▶ [Written exercise]:
Can you transcribe every line exactly and leave the pictures behind?

▶ [Data excerpt]:
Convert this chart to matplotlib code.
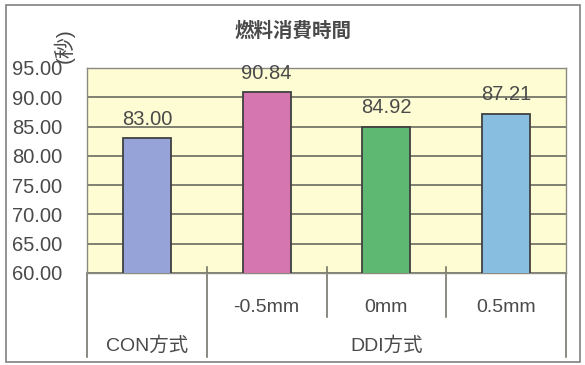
import matplotlib
matplotlib.use('Agg')
import matplotlib.pyplot as plt
from matplotlib.patches import Rectangle

plt.rcParams['font.family'] = ['Liberation Sans', 'Noto Sans CJK JP']

# fuel consumption time per method / offset
groups = ['CON方式', 'DDI方式']
offsets = ['', '-0.5mm', '0mm', '0.5mm']
times = [83.00, 90.84, 84.92, 87.21]
bar_colors = ['#95a3d8', '#d676b0', '#5fb872', '#88bfe0']
y_ticks = [60, 65, 70, 75, 80, 85, 90, 95]

text_color = '#4a4a4a'
line_color = '#6b6b60'

W, H = 585, 365
fig = plt.figure(figsize=(W / 100, H / 100), dpi=100)

# plot area in pixels: left 87, right 566, top 68, bottom 273
ax = fig.add_axes([87 / W, 1 - 273 / H, (566 - 87) / W, (273 - 68) / H])
ax.set_facecolor('#fdfcd2')

x = list(range(len(times)))
ax.bar(x, times, width=0.4, bottom=0, color=bar_colors, edgecolor='#404040',
       linewidth=1.3, zorder=3)
ax.set_xlim(-0.5, len(times) - 0.5)
ax.set_ylim(y_ticks[0], y_ticks[-1])

for xi, t in zip(x, times):
    ax.annotate(f'{t:.2f}', (xi, t), xytext=(0, 7), textcoords='offset points',
                ha='center', va='bottom', fontsize=14.5, color=text_color)

ax.set_yticks(y_ticks)
ax.set_yticklabels([f'{v:.2f}' for v in y_ticks], fontsize=14.5, color=text_color)
ax.tick_params(axis='y', length=0, pad=18)
ax.set_xticks([])
ax.grid(axis='y', color=line_color, linewidth=1.2, zorder=1)
ax.set_axisbelow(True)
for s in ax.spines.values():
    s.set_color('#8a8a80')
    s.set_linewidth(1.0)

# category separators below the axis
trans = ax.get_xaxis_transform()
for xs in [-0.5, 0.5, len(times) - 0.5]:
    top = 0.03 if xs == 0.5 else 0
    ax.plot([xs, xs], [top, -0.41], transform=trans, clip_on=False,
            color=line_color, linewidth=1.1)
for xs in [1.5, 2.5]:
    ax.plot([xs, xs], [0.03, -0.215], transform=trans, clip_on=False,
            color=line_color, linewidth=1.1)

for xi, lab in zip(x, offsets):
    if lab:
        ax.text(xi, -0.17, lab, transform=trans, ha='center', va='center',
                fontsize=14, color=text_color)
ax.text(0, -0.355, groups[0], transform=trans, ha='center', va='center',
        fontsize=14, color=text_color)
ax.text(2, -0.355, groups[1], transform=trans, ha='center', va='center',
        fontsize=14, color=text_color)

fig.text(293 / W, 1 - 31 / H, '燃料消費時間', ha='center', va='center',
         fontsize=14, fontweight='bold', color=text_color)
fig.text(64 / W, 1 - 46 / H, '(秒)', ha='center', va='center', rotation=90,
         fontsize=15, color=text_color)

# outer frame
fig.patches.append(Rectangle((6 / W, 1 - 362 / H), (580 - 6) / W, (362 - 5) / H,
                             transform=fig.transFigure, fill=False,
                             edgecolor='#808080', linewidth=1.2))

fig.savefig('out.png', dpi=100, facecolor='white')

▶ [Result below]:
Convert this chart to matplotlib code.
import matplotlib
matplotlib.use('Agg')
import matplotlib.pyplot as plt
from matplotlib.patches import Rectangle

plt.rcParams['font.family'] = ['Liberation Sans', 'Noto Sans CJK JP']

# fuel consumption time per method / offset
groups = ['CON方式', 'DDI方式']
offsets = ['', '-0.5mm', '0mm', '0.5mm']
times = [83.00, 90.84, 84.92, 87.21]
bar_colors = ['#95a3d8', '#d676b0', '#5fb872', '#88bfe0']
y_ticks = [60, 65, 70, 75, 80, 85, 90, 95]

text_color = '#4a4a4a'
line_color = '#6b6b60'

W, H = 585, 365
fig = plt.figure(figsize=(W / 100, H / 100), dpi=100)

# plot area in pixels: left 87, right 566, top 68, bottom 273
ax = fig.add_axes([87 / W, 1 - 273 / H, (566 - 87) / W, (273 - 68) / H])
ax.set_facecolor('#fdfcd2')

x = list(range(len(times)))
ax.bar(x, times, width=0.4, bottom=0, color=bar_colors, edgecolor='#404040',
       linewidth=1.3, zorder=3)
ax.set_xlim(-0.5, len(times) - 0.5)
ax.set_ylim(y_ticks[0], y_ticks[-1])

for xi, t in zip(x, times):
    ax.annotate(f'{t:.2f}', (xi, t), xytext=(0, 7), textcoords='offset points',
                ha='center', va='bottom', fontsize=14.5, color=text_color)

ax.set_yticks(y_ticks)
ax.set_yticklabels([f'{v:.2f}' for v in y_ticks], fontsize=14.5, color=text_color)
ax.tick_params(axis='y', length=0, pad=18)
ax.set_xticks([])
ax.grid(axis='y', color=line_color, linewidth=1.2, zorder=1)
ax.set_axisbelow(True)
for s in ax.spines.values():
    s.set_color('#8a8a80')
    s.set_linewidth(1.0)

# category separators below the axis
trans = ax.get_xaxis_transform()
for xs in [-0.5, 0.5, len(times) - 0.5]:
    top = 0.03 if xs == 0.5 else 0
    ax.plot([xs, xs], [top, -0.41], transform=trans, clip_on=False,
            color=line_color, linewidth=1.1)
for xs in [1.5, 2.5]:
    ax.plot([xs, xs], [0.03, -0.215], transform=trans, clip_on=False,
            color=line_color, linewidth=1.1)

for xi, lab in zip(x, offsets):
    if lab:
        ax.text(xi, -0.17, lab, transform=trans, ha='center', va='center',
                fontsize=14, color=text_color)
ax.text(0, -0.355, groups[0], transform=trans, ha='center', va='center',
        fontsize=14, color=text_color)
ax.text(2, -0.355, groups[1], transform=trans, ha='center', va='center',
        fontsize=14, color=text_color)

fig.text(293 / W, 1 - 31 / H, '燃料消費時間', ha='center', va='center',
         fontsize=14, fontweight='bold', color=text_color)
fig.text(64 / W, 1 - 46 / H, '(秒)', ha='center', va='center', rotation=90,
         fontsize=15, color=text_color)

# outer frame
fig.patches.append(Rectangle((6 / W, 1 - 362 / H), (580 - 6) / W, (362 - 5) / H,
                             transform=fig.transFigure, fill=False,
                             edgecolor='#808080', linewidth=1.2))

fig.savefig('out.png', dpi=100, facecolor='white')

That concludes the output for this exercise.